#### DATA TO USE
════════

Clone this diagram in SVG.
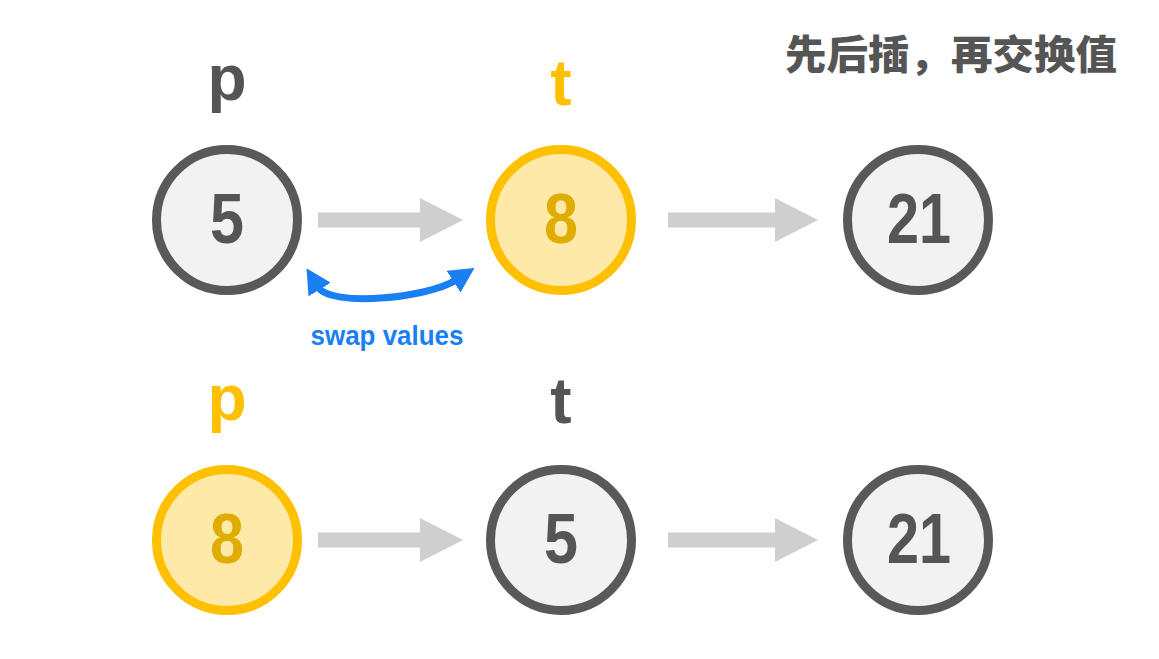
<svg xmlns="http://www.w3.org/2000/svg" width="1159" height="659" viewBox="0 0 1159 659">
<style>
.node-g circle{fill:#f2f2f2;stroke:#595959;stroke-width:9}
.node-y circle{fill:#ffe9a8;stroke:#ffc000;stroke-width:9}
.num{font-family:"Liberation Sans",Arial,sans-serif;font-weight:bold;font-size:70px;text-anchor:middle}
.node-g .num{fill:#555555}
.node-y .num{fill:#e0ac00}
.lbl{font-family:"Liberation Sans",Arial,sans-serif;font-weight:bold;font-size:64px;text-anchor:middle}
.gray{fill:#555555}
.yel{fill:#ffc000}
.arr{fill:#d0cfcf}
</style>
<defs>
<marker id="bh" viewBox="0 0 26 26" markerWidth="26" markerHeight="26" refX="3" refY="13" orient="auto-start-reverse" markerUnits="userSpaceOnUse">
<path d="M0,0 L25,13 L0,26 z" fill="#1a7ff2"/>
</marker>
<path id="ar" d="M0,-7.5 L102,-7.5 L102,-22 L145,0 L102,22 L102,7.5 L0,7.5 z"/>
<path id="ar2" d="M0,-7.5 L107,-7.5 L107,-22 L150,0 L107,22 L107,7.5 L0,7.5 z"/>
</defs>
<text x="785" y="69" textLength="332" lengthAdjust="spacingAndGlyphs" style="font-family:'Noto Sans CJK SC',sans-serif;font-weight:900;font-size:40px;fill:#555555">先后插，再交换值</text>
<g id="labels">
<text class="lbl gray" x="227" y="100">p</text>
<text class="lbl yel" x="561" y="105">t</text>
<text class="lbl yel" x="227" y="420">p</text>
<text class="lbl gray" x="561" y="423">t</text>
</g>
<g id="connectors">
<use href="#ar" class="arr" x="318" y="220"/>
<use href="#ar2" class="arr" x="668" y="220"/>
<use href="#ar" class="arr" x="318" y="540"/>
<use href="#ar2" class="arr" x="668" y="540"/>
<path d="M318,287 C330.5,307.4 427.4,298.4 456,280" fill="none" stroke="#1a7ff2" stroke-width="7" marker-start="url(#bh)" marker-end="url(#bh)"/>
<text x="387" y="345" textLength="153" lengthAdjust="spacingAndGlyphs" text-anchor="middle" style="font-family:'Liberation Sans',Arial,sans-serif;font-weight:bold;font-size:28px;fill:#1a7ff2">swap values</text>
</g>
<g id="n1" class="node-g"><circle cx="227" cy="220" r="70.5"/><text class="num" x="227" y="243" textLength="34" lengthAdjust="spacingAndGlyphs">5</text></g>
<g id="n2" class="node-y"><circle cx="561" cy="220" r="70.5"/><text class="num" x="561" y="243" textLength="34" lengthAdjust="spacingAndGlyphs">8</text></g>
<g id="n3" class="node-g"><circle cx="918" cy="220" r="70.5"/><text class="num" x="919" y="243" textLength="64" lengthAdjust="spacingAndGlyphs">21</text></g>
<g id="n4" class="node-y"><circle cx="227" cy="540" r="70.5"/><text class="num" x="227" y="563" textLength="34" lengthAdjust="spacingAndGlyphs">8</text></g>
<g id="n5" class="node-g"><circle cx="561" cy="540" r="70.5"/><text class="num" x="561" y="563" textLength="34" lengthAdjust="spacingAndGlyphs">5</text></g>
<g id="n6" class="node-g"><circle cx="918" cy="540" r="70.5"/><text class="num" x="919" y="563" textLength="64" lengthAdjust="spacingAndGlyphs">21</text></g>
</svg>
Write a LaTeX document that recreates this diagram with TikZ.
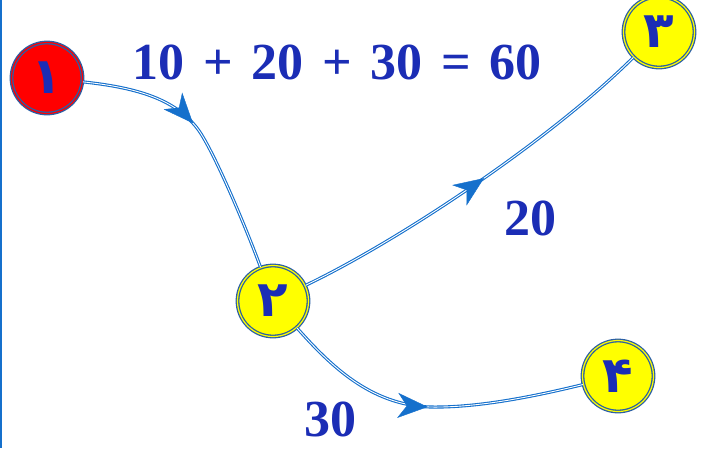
\documentclass[tikz,border=0pt]{standalone}
\usepackage{fontspec}
\setmainfont{Liberation Serif}
\newfontfamily\arabicfont[Script=Arabic]{DejaVu Sans}
\usetikzlibrary{arrows.meta,decorations.markings}
\definecolor{edgecol}{HTML}{1570CC}
\definecolor{ringcol}{HTML}{2B5FA5}
\definecolor{txtcol}{HTML}{1B2DB5}
\definecolor{nodeyellow}{HTML}{FFFF00}
\definecolor{nodered}{HTML}{FF0000}
\tikzset{
  vnode/.style={circle, minimum size=71pt, inner sep=0pt, draw=ringcol, line width=1.3pt,
     double distance=1.2pt, text=txtcol, font=\arabicfont\bfseries\fontsize{50}{50}\selectfont},
  ynode/.style={vnode, fill=nodeyellow, double=nodeyellow},
  rnode/.style={vnode, fill=nodered, double=nodered},
  edge/.style={draw=edgecol, line width=1.1pt, double=white, double distance=0.9pt},
  arrowat/.style={decoration={markings, mark=at position #1 with {\arrow[edgecol]{Stealth[length=30pt,width=25pt,inset=9pt]}}}, postaction={decorate}},
  lbl/.style={text=txtcol, font=\bfseries\fontsize{52}{52}\selectfont, inner sep=0pt}
}
\begin{document}
\begin{tikzpicture}[x=1pt,y=-1pt]
\useasboundingbox (0,0) rectangle (701,448);
\draw[edgecol, line width=2pt] (1,0) -- (1,448);
\node[rnode] (n1) at (47,78) {١};
\node[ynode] (n2) at (273,301) {٢};
\node[ynode] (n3) at (659,32) {٣};
\node[ynode] (n4) at (618,376) {۴};
% edges
\path[edge] (n1) .. controls (140,88) and (175,100) .. (197,128) .. controls (212,147) and (245,225) .. (n2);
\path[arrowat=0.43] (n1) .. controls (140,88) and (175,100) .. (197,128) .. controls (212,147) and (245,225) .. (n2);
\path[edge] (n2) .. controls (400,240) and (550,140) .. (n3);
\path[arrowat=0.52] (n2) .. controls (400,240) and (550,140) .. (n3);
\path[edge] (n2) .. controls (330,365) and (370,405) .. (430,407) .. controls (480,408) and (540,395) .. (n4);
\path[arrowat=0.5] (n2) .. controls (330,365) and (370,405) .. (430,407) .. controls (480,408) and (540,395) .. (n4);
% labels
\node[lbl] (sum) at (337,62) {10\hspace{0.36em}+\hspace{0.36em}20\hspace{0.36em}+\hspace{0.36em}30\hspace{0.36em}=\hspace{0.36em}60};
\node[lbl] (l20) at (530,218) {20};
\node[lbl] (l30) at (330,419) {30};
\end{tikzpicture}
\end{document}
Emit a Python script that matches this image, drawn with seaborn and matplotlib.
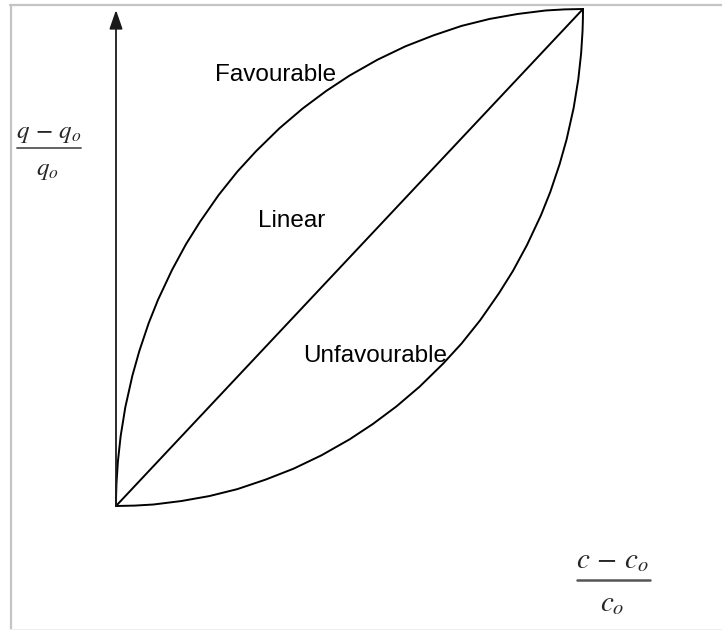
import matplotlib
matplotlib.use("Agg")
import matplotlib.pyplot as plt
from matplotlib.lines import Line2D
import pandas as pd
import seaborn as sns

sns.set_theme(style="white")
plt.rcParams["font.family"] = ["Liberation Sans", "DejaVu Sans"]
plt.rcParams["mathtext.fontset"] = "stix"

# Relative concentration change (c - c0)/c0 and relative loading (q - q0)/q0
fav_x = [0.0, 0.0002, 0.001, 0.004, 0.01, 0.02, 0.035, 0.05, 0.07, 0.09, 0.12, 0.15,
         0.18, 0.22, 0.26, 0.30, 0.35, 0.40, 0.45, 0.50, 0.56, 0.62, 0.68, 0.74,
         0.80, 0.86, 0.92, 0.96, 1.0]
fav_y = [0.0, 0.020, 0.045, 0.089, 0.141, 0.199, 0.262, 0.312, 0.368, 0.415, 0.475, 0.527,
         0.572, 0.626, 0.673, 0.714, 0.760, 0.800, 0.835, 0.866, 0.898, 0.925, 0.947, 0.966,
         0.980, 0.990, 0.997, 0.9992, 1.0]

lin_x = [0.0, 1.0]
lin_y = [0.0, 1.0]

unf_x = [0.0, 0.04, 0.08, 0.14, 0.20, 0.26, 0.32, 0.38, 0.44, 0.50, 0.55, 0.60,
         0.65, 0.70, 0.74, 0.78, 0.82, 0.85, 0.88, 0.91, 0.93, 0.95, 0.965, 0.98,
         0.99, 0.996, 0.999, 0.9998, 1.0]
unf_y = [0.0, 0.0008, 0.003, 0.010, 0.020, 0.034, 0.053, 0.075, 0.102, 0.134, 0.165, 0.200,
         0.240, 0.286, 0.327, 0.374, 0.428, 0.473, 0.525, 0.585, 0.632, 0.688, 0.738, 0.801,
         0.859, 0.911, 0.955, 0.980, 1.0]

curve_names = ["Favourable", "Linear", "Unfavourable"]

W, H = 722, 630
fig = plt.figure(figsize=(W / 100, H / 100), dpi=100)
ax = fig.add_axes([0, 0, 1, 1])

# pixel layout of the plotting frame: origin and the (1, 1) corner
ox, oy = 116, 506
sx, sy = 467, 497
ax.set_xlim(-ox / sx, (W - ox) / sx)
ax.set_ylim((oy - H) / sy, oy / sy)
ax.axis("off")

for name, xs, ys in zip(curve_names, [fav_x, lin_x, unf_x], [fav_y, lin_y, unf_y]):
    df = pd.DataFrame({"x": xs, "y": ys})
    sns.lineplot(data=df, x="x", y="y", sort=False, estimator=None,
                 color="black", linewidth=1.4, ax=ax)

# axes with arrow heads
arrow = dict(arrowstyle="-|>,head_length=1.15,head_width=0.4", mutation_scale=10,
             lw=1.3, color="#1a1a1a", shrinkA=0, shrinkB=0)
ax.annotate("", xy=(0, (oy - 10) / sy), xytext=(0, 0), arrowprops=arrow)
ax.annotate("", xy=((W + 2 - ox) / sx, 0), xytext=(0, 0), arrowprops=arrow)


def px(x, y):
    return x / W, 1 - y / H


# curve labels
fig.text(*px(215, 81), "Favourable", fontsize=17.5, color="black", va="baseline")
fig.text(*px(258, 227), "Linear", fontsize=17.5, color="black", va="baseline")
fig.text(*px(303, 362), "Unfavourable", fontsize=17.5, color="black", va="baseline")

# y-axis label as a stacked fraction
fig.text(*px(49, 138), r"$q\,-\,q_o$", fontsize=18, ha="center", va="baseline")
fig.add_artist(Line2D([17 / W, 81 / W], [1 - 148 / H] * 2, color="#555555", lw=1.3))
fig.text(*px(47, 175), r"$q_o$", fontsize=18, ha="center", va="baseline")

# x-axis label as a stacked fraction
fig.text(*px(612, 568), r"$c\,-\,c_o$", fontsize=21, ha="center", va="baseline")
fig.add_artist(Line2D([577 / W, 650 / W], [1 - 580 / H] * 2, color="#555555", lw=1.8))
fig.text(*px(612, 611), r"$c_o$", fontsize=21, ha="center", va="baseline")

# light frame around the drawing
frame = "#c4c4c4"
fig.add_artist(Line2D([11 / W, 11 / W], [0, 1 - 5 / H], color=frame, lw=1.6))
fig.add_artist(Line2D([10 / W, 1], [1 - 5 / H] * 2, color=frame, lw=1.6))
fig.add_artist(Line2D([10 / W, 1], [1 - 629 / H] * 2, color="#eeeeee", lw=0.8))

fig.savefig("out.png", dpi=100, facecolor="white")
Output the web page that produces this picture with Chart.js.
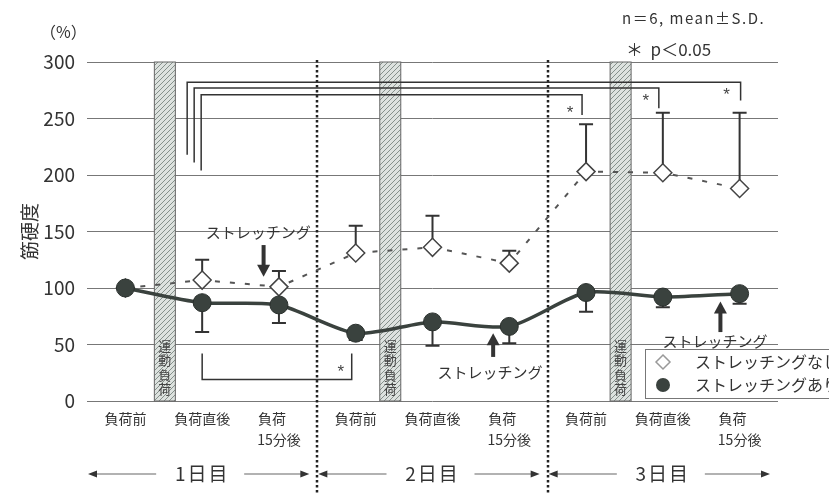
<!DOCTYPE html>
<html>
<head>
<meta charset="utf-8">
<script src="https://cdn.jsdelivr.net/npm/chart.js@4"></script>
<style>
  html, body { margin: 0; background: #fff; }
</style>
</head>
<body>
<canvas id="chart" width="829" height="495"></canvas>
<script>
// ================= DATA =================
const categories = ['負荷前', '負荷直後', ['負荷\u3000', '15分後'],
                    '負荷前', '負荷直後', ['負荷\u3000', '15分後'],
                    '負荷前', '負荷直後', ['負荷\u3000', '15分後']];
const days = ['1日目', '2日目', '3日目'];
const yTicks = [0, 50, 100, 150, 200, 250, 300];

const noStretchMean = [100, 107, 101, 131, 136, 122, 203, 202, 188];
const noStretchSD   = [0, 18, 14, 24, 28, 11, 42, 53, 67];
const stretchMean   = [100, 87, 85, 60, 70, 66, 96, 92, 95];
const stretchSD     = [0, 26, 16, 6, 21, 15, 17, 9, 9];

// ================= ANNOTATIONS =================
const JP = '"Noto Sans CJK JP", "Noto Sans", sans-serif';
const INK = '#333';

const exerciseBars = [0.514, 3.45, 6.45];       // 運動負荷 (category units)
const daySeparators = [2.5, 5.5];

// significance brackets: x in categories (+ pixel nudge), y in %
const brackets = [
  { x0: 1, dx0: -15, x1: 8, dx1: 1,  level: 282, y0: 218, y1: 266 },
  { x0: 1, dx0: -8,  x1: 7, dx1: -4, level: 277, y0: 211, y1: 259 },
  { x0: 1, dx0: -1,  x1: 6, dx1: -4, level: 271, y0: 204, y1: 253 },
  { x0: 1, dx0: 0,   x1: 3, dx1: -4, level: 19,  y0: 42,  y1: 42 }
];
const stars = [
  { x: 6, dx: -16, y: 257 },
  { x: 7, dx: -17, y: 268 },
  { x: 8, dx: -13, y: 273 },
  { x: 3, dx: -15, y: 28 }
];
const stretchMarks = [
  { x: 1.8,  from: 138, to: 110, tx: 1.73, ty: 149 },
  { x: 4.79, from: 39,  to: 60,  tx: 4.75, ty: 25 },
  { x: 7.75, from: 61,  to: 88,  tx: 7.68, ty: 53 }
];

// hatch pattern for the exercise bars
const hatchCanvas = document.createElement('canvas');
hatchCanvas.width = 5; hatchCanvas.height = 5;
(() => {
  const g = hatchCanvas.getContext('2d');
  g.fillStyle = '#dde2df';
  g.fillRect(0, 0, 5, 5);
  g.strokeStyle = '#85908b';
  g.lineWidth = 1;
  g.beginPath();
  g.moveTo(-1, 6); g.lineTo(6, -1);
  g.stroke();
})();

function arrowHead(ctx, x, y, dir, len, half) {
  ctx.beginPath();
  ctx.moveTo(x, y);
  ctx.lineTo(x - half, y - dir * len);
  ctx.lineTo(x + half, y - dir * len);
  ctx.closePath();
  ctx.fill();
}

const backgroundPlugin = {
  id: 'background',
  beforeDatasetsDraw(chart) {
    const { ctx, scales: { x, y } } = chart;
    ctx.save();
    // exercise bars
    const pat = ctx.createPattern(hatchCanvas, 'repeat');
    exerciseBars.forEach(v => {
      const cx = x.getPixelForValue(v);
      const top = y.getPixelForValue(300), bot = y.getPixelForValue(0);
      ctx.fillStyle = pat;
      ctx.fillRect(cx - 10.5, top, 21, bot - top);
      ctx.strokeStyle = '#666';
      ctx.lineWidth = 1;
      ctx.strokeRect(cx - 10.5, top, 21, bot - top);
      ctx.fillStyle = '#444';
      ctx.font = '13px ' + JP;
      ctx.textAlign = 'center';
      ctx.textBaseline = 'middle';
      ['運', '動', '負', '荷'].forEach((ch, i) => ctx.fillText(ch, cx, 346 + i * 14.5));
    });
    // day separators
    ctx.strokeStyle = '#222';
    ctx.lineWidth = 2.5;
    ctx.setLineDash([2.5, 2.5]);
    daySeparators.forEach(v => {
      const px = Math.round(x.getPixelForValue(v));
      ctx.beginPath();
      ctx.moveTo(px, y.getPixelForValue(300) - 2);
      ctx.lineTo(px, 495);
      ctx.stroke();
    });
    ctx.setLineDash([]);
    // error bars (under markers)
    ctx.strokeStyle = '#333';
    ctx.lineWidth = 2;
    const bar = (px, y0, y1) => {
      ctx.beginPath();
      ctx.moveTo(px, y0); ctx.lineTo(px, y1);
      ctx.moveTo(px - 7, y1); ctx.lineTo(px + 7, y1);
      ctx.stroke();
    };
    categories.forEach((c, i) => {
      const px = x.getPixelForValue(i);
      if (noStretchSD[i] > 0)
        bar(px, y.getPixelForValue(noStretchMean[i]), y.getPixelForValue(noStretchMean[i] + noStretchSD[i]));
      if (stretchSD[i] > 0)
        bar(px, y.getPixelForValue(stretchMean[i]), y.getPixelForValue(stretchMean[i] - stretchSD[i]));
    });
    ctx.restore();
  },
  afterDatasetsDraw(chart) {
    const { ctx, scales: { x, y } } = chart;
    ctx.save();
    // brackets
    ctx.strokeStyle = '#333';
    ctx.lineWidth = 1.5;
    brackets.forEach(b => {
      const xa = x.getPixelForValue(b.x0) + b.dx0;
      const xb = x.getPixelForValue(b.x1) + b.dx1;
      ctx.beginPath();
      ctx.moveTo(xa, y.getPixelForValue(b.y0));
      ctx.lineTo(xa, y.getPixelForValue(b.level));
      ctx.lineTo(xb, y.getPixelForValue(b.level));
      ctx.lineTo(xb, y.getPixelForValue(b.y1));
      ctx.stroke();
    });
    ctx.fillStyle = '#444';
    ctx.font = '17px "Liberation Sans", sans-serif';
    ctx.textAlign = 'center';
    ctx.textBaseline = 'middle';
    stars.forEach(s => ctx.fillText('*', x.getPixelForValue(s.x) + s.dx, y.getPixelForValue(s.y) + 3));

    // stretching arrows
    ctx.fillStyle = INK;
    ctx.strokeStyle = INK;
    stretchMarks.forEach(m => {
      const px = x.getPixelForValue(m.x);
      const pf = y.getPixelForValue(m.from), pt = y.getPixelForValue(m.to);
      const dir = pt > pf ? 1 : -1;
      ctx.lineWidth = 4;
      ctx.beginPath();
      ctx.moveTo(px, pf);
      ctx.lineTo(px, pt - dir * 10);
      ctx.stroke();
      arrowHead(ctx, px, pt, dir, 12, 6.5);
      ctx.font = '15px ' + JP;
      ctx.fillText('ストレッチング', x.getPixelForValue(m.tx), y.getPixelForValue(m.ty));
    });

    // legend
    const ds = chart.data.datasets;
    ctx.fillStyle = '#fff';
    ctx.fillRect(645, 349, 200, 49);
    ctx.strokeStyle = '#777';
    ctx.lineWidth = 1;
    ctx.strokeRect(645.5, 349.5, 200, 49);
    ctx.strokeStyle = '#999';
    ctx.lineWidth = 1.5;
    ctx.beginPath();
    ctx.moveTo(663, 355); ctx.lineTo(670, 362); ctx.lineTo(663, 369); ctx.lineTo(656, 362);
    ctx.closePath();
    ctx.stroke();
    ctx.fillStyle = '#3a423e';
    ctx.beginPath();
    ctx.arc(663, 385, 7, 0, Math.PI * 2);
    ctx.fill();
    ctx.fillStyle = INK;
    ctx.font = '16px ' + JP;
    ctx.textAlign = 'left';
    ctx.fillText(ds[1].label, 695, 362);
    ctx.fillText(ds[0].label, 695, 385);

    // texts outside plot
    ctx.font = '16px ' + JP;
    ctx.fillText('（%）', 40, 32);
    ctx.font = '15px ' + JP;
    ctx.letterSpacing = '1.5px';
    ctx.fillText('n＝6, mean±S.D.', 622, 18);
    ctx.letterSpacing = '0px';
    ctx.font = '17px ' + JP;
    ctx.fillText('＊  p＜0.05', 626, 50);

    // day rows
    ctx.font = '19px ' + JP;
    ctx.textAlign = 'center';
    ctx.letterSpacing = '2px';
    ctx.lineWidth = 1.5;
    const edges = [x.left, x.getPixelForValue(2.5), x.getPixelForValue(5.5), x.right];
    days.forEach((d, i) => {
      const a = edges[i] + 1, b = edges[i + 1] - 8;
      const mid = (edges[i] + edges[i + 1]) / 2;
      ctx.fillText(d, mid, 474);
      ctx.beginPath();
      ctx.moveTo(a + 7, 474); ctx.lineTo(mid - 46, 474);
      ctx.moveTo(mid + 42, 474); ctx.lineTo(b - 7, 474);
      ctx.stroke();
      ctx.beginPath();
      ctx.moveTo(a, 474); ctx.lineTo(a + 9, 470.5); ctx.lineTo(a + 9, 477.5); ctx.closePath();
      ctx.moveTo(b, 474); ctx.lineTo(b - 9, 470.5); ctx.lineTo(b - 9, 477.5); ctx.closePath();
      ctx.fill();
    });
    ctx.restore();
  }
};

// ================= CHART =================
const chart = new Chart(document.getElementById('chart'), {
  type: 'line',
  data: {
    labels: categories,
    datasets: [
      {
        label: 'ストレッチングあり',
        data: stretchMean,
        borderColor: '#3a423e',
        borderWidth: 3.5,
        tension: 0.25,
        pointStyle: 'circle',
        pointRadius: 9,
        pointBackgroundColor: '#3a423e',
        pointBorderColor: '#2a302d',
        pointBorderWidth: 1,
        order: 0
      },
      {
        label: 'ストレッチングなし',
        data: noStretchMean,
        borderColor: '#555',
        borderWidth: 2,
        borderDash: [5, 10],
        tension: 0,
        pointStyle: 'rectRot',
        pointRadius: 9,
        pointBackgroundColor: '#fff',
        pointBorderColor: '#444',
        pointBorderWidth: 1.5,
        order: 1
      }
    ]
  },
  options: {
    responsive: false,
    devicePixelRatio: 1,
    animation: false,
    layout: { padding: { top: 62, right: 51, left: 0, bottom: 0 } },
    plugins: {
      legend: { display: false },
      tooltip: { enabled: false }
    },
    scales: {
      x: {
        offset: true,
        grid: { display: false, offset: true },
        border: { display: false },
        ticks: {
          color: INK,
          font: { family: JP, size: 14, lineHeight: 1.45 },
          padding: 0,
          maxRotation: 0,
          autoSkip: false
        },
        afterFit: s => { s.height = 94; }
      },
      y: {
        min: 0,
        max: 300,
        afterBuildTicks: s => { s.ticks = yTicks.map(v => ({ value: v })); },
        grid: { color: '#777', lineWidth: 1, drawTicks: false },
        border: { display: false },
        ticks: {
          color: INK,
          font: { family: JP, size: 19 },
          padding: 12
        },
        title: {
          display: true,
          text: '筋硬度',
          color: INK,
          font: { family: JP, size: 19 },
          padding: { top: 18, bottom: 0 }
        },
        afterFit: s => { s.width = 87; }
      }
    }
  },
  plugins: [backgroundPlugin]
});
</script>
</body>
</html>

════════

#### EXERCISE PROMPT
Filter the data for the string "matplotlib" and copy every line that has it.

#### THE ANSWER
Emit a Python script that matches this image, drawn with seaborn and matplotlib.
import matplotlib
matplotlib.use("Agg")
import matplotlib.pyplot as plt
from matplotlib.lines import Line2D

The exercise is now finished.